Tribune de Denis Chausserie-Laprée membre du Conseil supérieur de la magistrature et membre du Syndicat de la magistrature, Emmanuelle Perreux présidente du Syndicat de la magistrature et David De Pas secrétaire général adjoint du Syndicat de la magistrature, parue dans Liberation.fr du jeudi 3 juillet 2008.
D’ici à la fin juillet, le président de la République entend bien voir adopter par le Congrès la réforme constitutionnelle en cours de discussion devant le Parlement. Beaucoup de choses ont été dites et écrites sur cette réforme, en particulier sur la faculté nouvelle qu’elle accordera au Président de pouvoir s’exprimer devant la représentation nationale.
En revanche, les analyses consacrées à l’impact de la réforme sur l’autorité judiciaire - autre pilier essentiel à l’équilibre démocratique - ont été beaucoup plus rares.
Or, l’indépendance de la magistrature - principe constitutionnel qui n’a d’autre vocation que de préserver l’acte de juger de toutes sortes de pressions - est réaffirmée, sans être réellement garantie. Ainsi le Conseil supérieur de la magistrature (CSM), organe chargé de garantir l’indépendance des magistrats, sortira, en l’état du texte voté, considérablement affaibli par la réforme constitutionnelle.
Pour justifier une nouvelle composition de ce conseil dans lequel les magistrats seront désormais minoritaires, y compris en matière disciplinaire - ce qui est sans équivalent en Europe dans les conseils de justice et en France non seulement dans la fonction publique mais également dans toutes les professions réglementées (médecins, avocats etc.) -, l’accent est mis sur l’excès de corporatisme et l’affaire d’Outreau censés démontrer à eux deux que les magistrats ont naturellement tendance à organiser leur propre protection.

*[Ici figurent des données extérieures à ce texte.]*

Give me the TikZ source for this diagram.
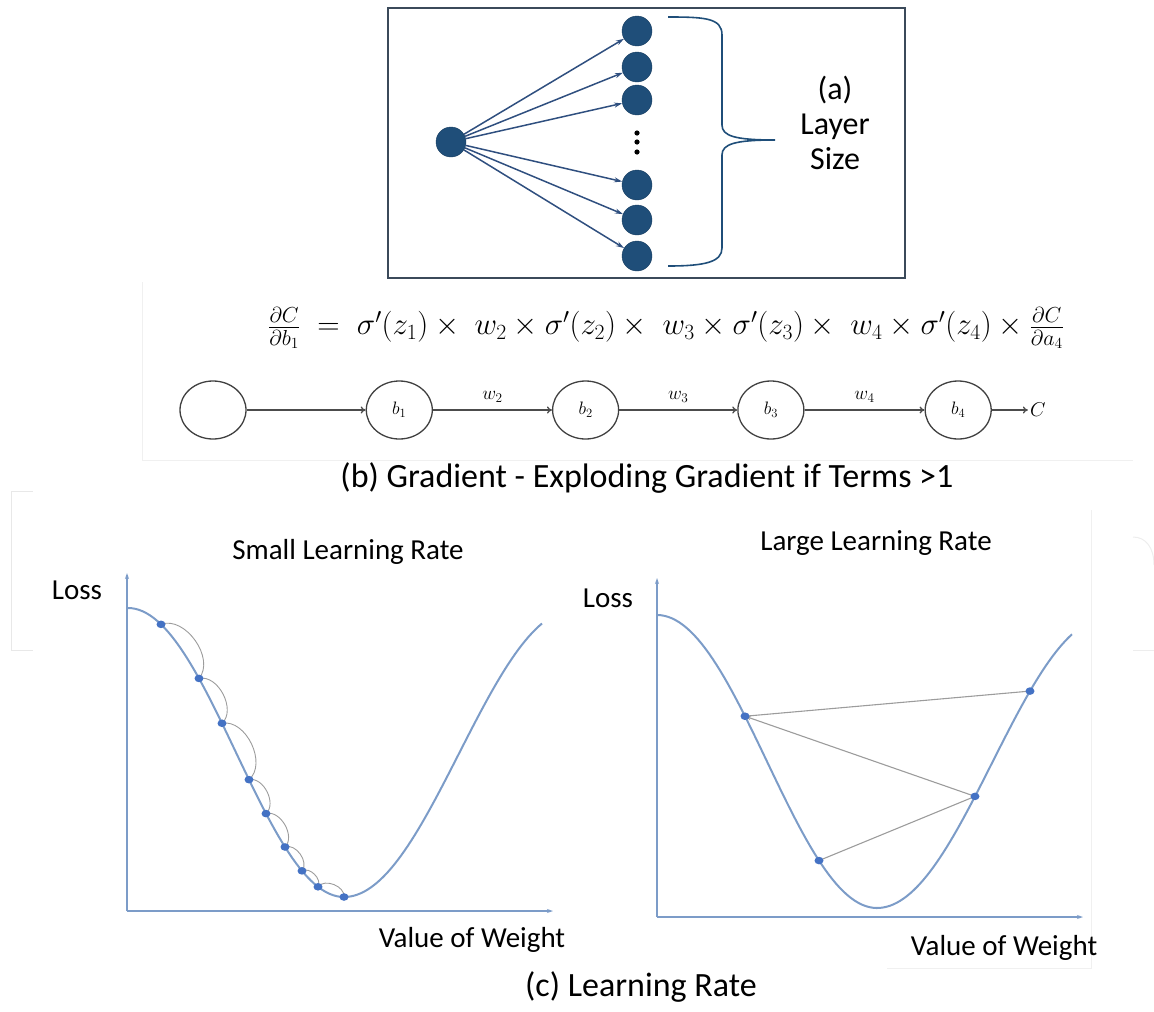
\RequirePackage{fix-cm}
\documentclass[tikz,border=0pt]{standalone}
\usepackage[no-math]{fontspec}
\setmainfont{Carlito}
\usetikzlibrary{arrows.meta,positioning,calc,shapes.geometric}
\definecolor{unitnavy}{HTML}{1F4E79}
\definecolor{fanblue}{HTML}{2F4F7F}
\definecolor{boxgray}{HTML}{3B4A5A}
\definecolor{lossblue}{HTML}{7C9CC8}
\definecolor{stepblue}{HTML}{4472C4}
\definecolor{hopgray}{HTML}{9C9C9C}

\begin{document}
\begin{tikzpicture}[x=1pt,y=-1pt,font=\fontsize{29}{32}\selectfont,
  unit/.style={circle,fill=unitnavy,draw=unitnavy!80!black,minimum size=30pt,inner sep=0pt},
  fanarrow/.style={-{Stealth[length=8pt,width=5pt]},fanblue,line width=1.5pt},
  chainnode/.style={ellipse,draw=black!75,line width=1.3pt,minimum width=66pt,minimum height=58pt,inner sep=0pt,font=\fontsize{18}{19}\selectfont},
  chainarrow/.style={-{To[length=5pt,width=7pt]},draw=black!70,line width=1.3pt},
  wlabel/.style={above=4pt,font=\fontsize{19}{20}\selectfont},
  axisline/.style={-{Stealth[length=6pt,width=4pt]},lossblue,line width=1.6pt},
  losscurve/.style={lossblue,line width=2pt},
  hop/.style={hopgray,line width=0.9pt},
  jump/.style={hopgray,line width=1.1pt}]
\useasboundingbox (0,0) rectangle (1154,1012);

% faint leftovers of the source screenshots
\draw[black!9,line width=1pt] (33,491) -- (11,491) -- (11,650) -- (33,650);
\draw[black!6,line width=1pt] (1091,510) -- (1091,968) -- (887,968);
\draw[black!7,line width=1pt] (1133,537) .. controls (1146,537) and (1154,548) .. (1154,565);
\draw[black!7,line width=1pt] (1133,650) -- (1154,650);
\draw[black!6,line width=1pt] (142,282) -- (142,460) -- (1133,460);

% (a) layer size
\draw[boxgray,line width=1.6pt] (388,8) rectangle (905,278);
\node[unit] (in) at (451,142) {};
\foreach \n/\y in {1/31,2/67,3/100,4/185,5/220,6/256}{
  \node[unit] (out\n) at (637,\y) {};
  \draw[fanarrow] (in) -- (out\n);
}
\foreach \y in {133,142,152}
  \fill (637,\y) circle (2.6pt);
\draw[unitnavy,line width=1.6pt] (668,17) .. controls (705,17) and (722,18) .. (722,35)
  -- (722,125) .. controls (722,136) and (735,140) .. (775,140)
  .. controls (735,140) and (722,144) .. (722,155)
  -- (722,248) .. controls (722,262) and (705,266) .. (668,266);
\node[align=center,font=\fontsize{32}{35}\selectfont] (sizelbl) at (835,123) {(a)\\Layer\\Size};

% (b) gradient chain
\node[font=\fontsize{31}{33}\selectfont] (grad) at (666,328)
  {$\frac{\partial C}{\partial b_1} \;=\; \sigma'(z_1)\times\; w_2\times\sigma'(z_2)\times\; w_3\times\sigma'(z_3)\times\; w_4\times\sigma'(z_4)\times\frac{\partial C}{\partial a_4}$};
\node[chainnode] (c0) at (213,410) {};
\node[chainnode,right=119pt of c0] (b1) {$b_1$};
\node[chainnode,right=119pt of b1] (b2) {$b_2$};
\node[chainnode,right=118pt of b2] (b3) {$b_3$};
\node[chainnode,right=120pt of b3] (b4) {$b_4$};
\node[right=36pt of b4,inner sep=2pt,font=\fontsize{20}{21}\selectfont] (cost) {$C$};
\draw[chainarrow] (c0) -- (b1);
\draw[chainarrow] (b1) -- node[wlabel]{$w_2$} (b2);
\draw[chainarrow] (b2) -- node[wlabel]{$w_3$} (b3);
\draw[chainarrow] (b3) -- node[wlabel]{$w_4$} (b4);
\draw[chainarrow] (b4) -- (cost);
\node[font=\fontsize{34}{36}\selectfont] (capb) at (647,478) {(b) Gradient - Exploding Gradient if Terms >1};

% (c) small learning rate
\node (tsmall) at (348,552) {Small Learning Rate};
\coordinate (o1) at (127,911);
\draw[axisline] (o1) -- (127,573);
\draw[axisline] (o1) -- (553,911);
\node (loss1) at (77,590) {Loss};
\node (val1) at (472,940) {Value of Weight};
\draw[losscurve] plot[domain=128:344,samples=60] (\x,{608+144.5*(1-cos((\x-128)/216*180))})
  -- plot[domain=344:542,samples=60] (\x,{897-143.5*(1-cos((\x-344)/230*180))});
\foreach \n/\x in {1/161,2/199,3/222,4/249,5/266,6/285,7/302,8/318,9/344}
  \coordinate (s\n) at (\x,{608+144.5*(1-cos((\x-128)/216*180))});
\foreach \a/\b in {1/2,2/3,3/4,4/5,5/6,6/7,7/8,8/9}
  \draw[hop] (s\a) to[bend left=75] (s\b);
\foreach \n in {1,...,9}
  \fill[stepblue] (s\n) ellipse (4.5 and 3.8);

% (c) large learning rate
\node (tlarge) at (876,543) {Large Learning Rate};
\coordinate (o2) at (657,917);
\draw[axisline] (o2) -- (657,578);
\draw[axisline] (o2) -- (1083,917);
\node (loss2) at (608,598) {Loss};
\node (val2) at (1004,948) {Value of Weight};
\draw[losscurve] plot[domain=657:877,samples=60] (\x,{615+146.5*(1-cos((\x-657)/220*180))})
  -- plot[domain=877:1072,samples=60] (\x,{908-145*(1-cos((\x-877)/230*180))});
\coordinate (bigA) at (745,{615+146.5*(1-cos((745-657)/220*180))});
\coordinate (bigL) at (819,{615+146.5*(1-cos((819-657)/220*180))});
\coordinate (bigM) at (975,{908-145*(1-cos((975-877)/230*180))});
\coordinate (bigR) at (1030,{908-145*(1-cos((1030-877)/230*180))});
\draw[jump] (bigL) -- (bigM);
\draw[jump,-{Stealth[length=6pt,width=4pt]}] (bigM) -- (bigA);
\draw[jump] (bigA) -- (bigR);
\foreach \c in {bigA,bigL,bigM,bigR}
  \fill[stepblue] (\c) ellipse (4.5 and 3.8);
\node[font=\fontsize{34}{36}\selectfont] (capc) at (641,987) {(c) Learning Rate};
\end{tikzpicture}
\end{document}
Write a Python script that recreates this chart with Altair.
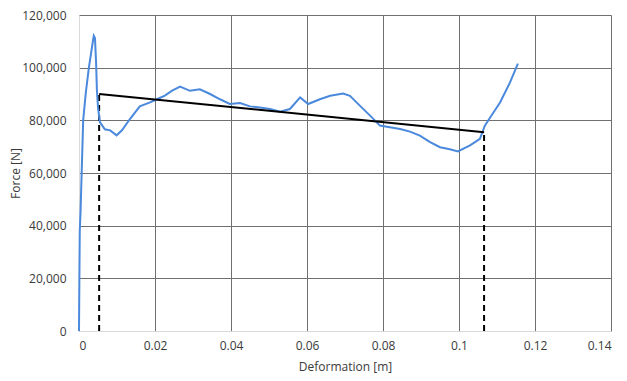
import altair as alt
import pandas as pd

# Force-deformation curve
deform = [0.0, 0.0001, 0.0002, 0.0004, 0.0007, 0.0011, 0.0018, 0.0026, 0.0034, 0.0037,
          0.0039, 0.0042, 0.0045, 0.0047, 0.0050, 0.0055, 0.0068, 0.0082, 0.0099, 0.0113,
          0.0134, 0.0160, 0.0187, 0.0205, 0.0226, 0.0245, 0.0266, 0.0292, 0.0318, 0.0345,
          0.0371, 0.0397, 0.0424, 0.0450, 0.0476, 0.0503, 0.0529, 0.0555, 0.0582, 0.0603,
          0.0634, 0.0661, 0.0695, 0.0713, 0.0739, 0.0766, 0.0792, 0.0818, 0.0845, 0.0871,
          0.0897, 0.0924, 0.0950, 0.0976, 0.0997, 0.1029, 0.1045, 0.1055, 0.1068, 0.1082,
          0.1108, 0.1134, 0.1155]
force = [0, 20000, 38000, 45000, 60000, 80000, 90600, 100000, 107600, 110500,
         112100, 111300, 101900, 91800, 84900, 79300, 76600, 76200, 74300, 76200,
         80500, 85300, 86800, 88000, 89400, 91300, 92800, 91200, 91800, 90000,
         88000, 86200, 86600, 85300, 84900, 84300, 83300, 84300, 88700, 86200,
         88000, 89300, 90200, 89300, 85600, 81800, 78000, 77400, 76700, 75700,
         74200, 71700, 69800, 69000, 68200, 70500, 72000, 73000, 78000, 81100,
         86800, 94300, 101500]

# Fitted straight line and its end markers
line_x = [0.0053, 0.1066]
line_y = [90000, 75500]

x_ticks = [0, 0.02, 0.04, 0.06, 0.08, 0.1, 0.12, 0.14]
y_ticks = [0, 20000, 40000, 60000, 80000, 100000, 120000]

curve_df = pd.DataFrame({"x": deform, "y": force, "i": range(len(deform))})
seg_df = pd.DataFrame({"x": line_x, "y": line_y})
drop_df = pd.DataFrame({"x": line_x, "y": [0, 0], "y2": line_y})

FONT = "Open Sans"
TXT = "#3a3a3a"
GRID = "#707070"

xscale = alt.Scale(domain=[0, 0.14], nice=False, zero=True)
yscale = alt.Scale(domain=[0, 120000], nice=False)

xaxis = alt.Axis(values=x_ticks, format="~g", title="Deformation [m]", grid=True,
                 gridColor=GRID, gridWidth=1, domainColor="#d9d9d9", ticks=False,
                 labelPadding=9, labelFont=FONT, labelFontSize=12, labelColor=TXT,
                 titleFont=FONT, titleFontSize=12, titleFontWeight="normal",
                 titleColor=TXT, titlePadding=10)
yaxis = alt.Axis(values=y_ticks, format=",.0f", title="Force [N]", grid=True,
                 gridColor=GRID, gridWidth=1, domainColor="#d9d9d9", ticks=False,
                 labelPadding=13, labelFont=FONT, labelFontSize=12, labelColor=TXT,
                 titleFont=FONT, titleFontSize=12, titleFontWeight="normal",
                 titleColor=TXT, titleAngle=-90, titleAlign="center",
                 titleBaseline="middle", titleX=-64, titleY=158)

curve = alt.Chart(curve_df).mark_line(color="#4a89dc", strokeWidth=2).encode(
    x=alt.X("x:Q", scale=xscale, axis=xaxis),
    y=alt.Y("y:Q", scale=yscale, axis=yaxis),
    order="i:Q",
)

seg = alt.Chart(seg_df).mark_line(color="black", strokeWidth=2).encode(
    x=alt.X("x:Q", scale=xscale),
    y=alt.Y("y:Q", scale=yscale),
)

drops = alt.Chart(drop_df).mark_rule(color="black", strokeWidth=2, strokeDash=[6, 4]).encode(
    x=alt.X("x:Q", scale=xscale),
    y=alt.Y("y:Q", scale=yscale),
    y2="y2:Q",
)

chart = alt.layer(drops, curve, seg).properties(
    width=532, height=316,
    autosize="none",
    padding={"left": 71, "top": 7, "right": 8, "bottom": 42},
    background="white",
).configure_view(stroke=None)

chart.save("out.html", embed_options={"renderer": "svg", "actions": False})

C’est oublier qu’à l’heure actuelle, la carrière des magistrats relève principalement de la compétence du garde des Sceaux et que le CSM n’intervient qu’à la marge. C’est oublier également que, dans l’affaire d’Outreau, les auditions de la commission d’enquête parlementaire ont largement démontré que la procédure pénale n’encadre pas suffisamment la détention provisoire et que les droits de la défense mériteraient d’être significativement renforcés.
En faisant la part belle à la hiérarchie judiciaire dans la future composition du CSM (qui ne représente pourtant que 10 % du corps des magistrats mais qui occupera quatre des sept postes des représentants des magistrats), la réforme constitutionnelle ne permettra nullement de faire échec aux réseaux d’influence ou à la tentation corporatiste.
Les autres membres du CSM seront des personnalités extérieures. Le projet du gouvernement souhaitait que, pour la majorité d’entre elles, leur désignation relève du pouvoir politique (président de la République, présidents du Sénat et de l’Assemblée nationale). Cette soumission trop voyante au fait majoritaire, dénoncée de toute part, a conduit l’Assemblée nationale à proposer que cinq de ces personnalités soient désignées par diverses institutions représentant la société civile (Conseil économique et social, Défenseur des droits des citoyens etc.).
Mais cette ouverture vers la société civile semble remise en cause par le Sénat… Surtout, comment s’accommoder d’une réforme qui ne prévoit pas de renforcer les attributions du Conseil supérieur de la magistrature et ne lui accorde aucune autonomie de fonctionnement ? Ainsi, sous couvert de lutte contre le corporatisme, il est avant tout question de reprendre en main la magistrature.
Institutionnellement, l’indépendance de la magistrature sera d’autant moins assurée que le ministre de la Justice continuera d’assister aux séances du CSM. Or, cette présence n’est ni motivée, ni clairement encadrée. Plus grave, le conseil perd la possibilité de rendre des avis d’initiative sur les atteintes portées à l’indépendance. Cette prérogative a pourtant permis ces dernières années de dénoncer des excès visant l’autorité judiciaire, accusée parfois sans ménagement d’être responsable de l’absence d’efficacité des politiques de lutte contre la délinquance.
Ce débat peut apparaître technique et sans importance à un moment où la société française est légitimement préoccupée par la dégradation de ses conditions d’existence.
Pourtant, la santé d’une démocratie se mesure notamment à la place réservée à l’institution judiciaire, dont la mission est de garantir les droits et libertés de chacun. Il nous appartient à tous d’en prendre conscience et de refuser cette régression démocratique.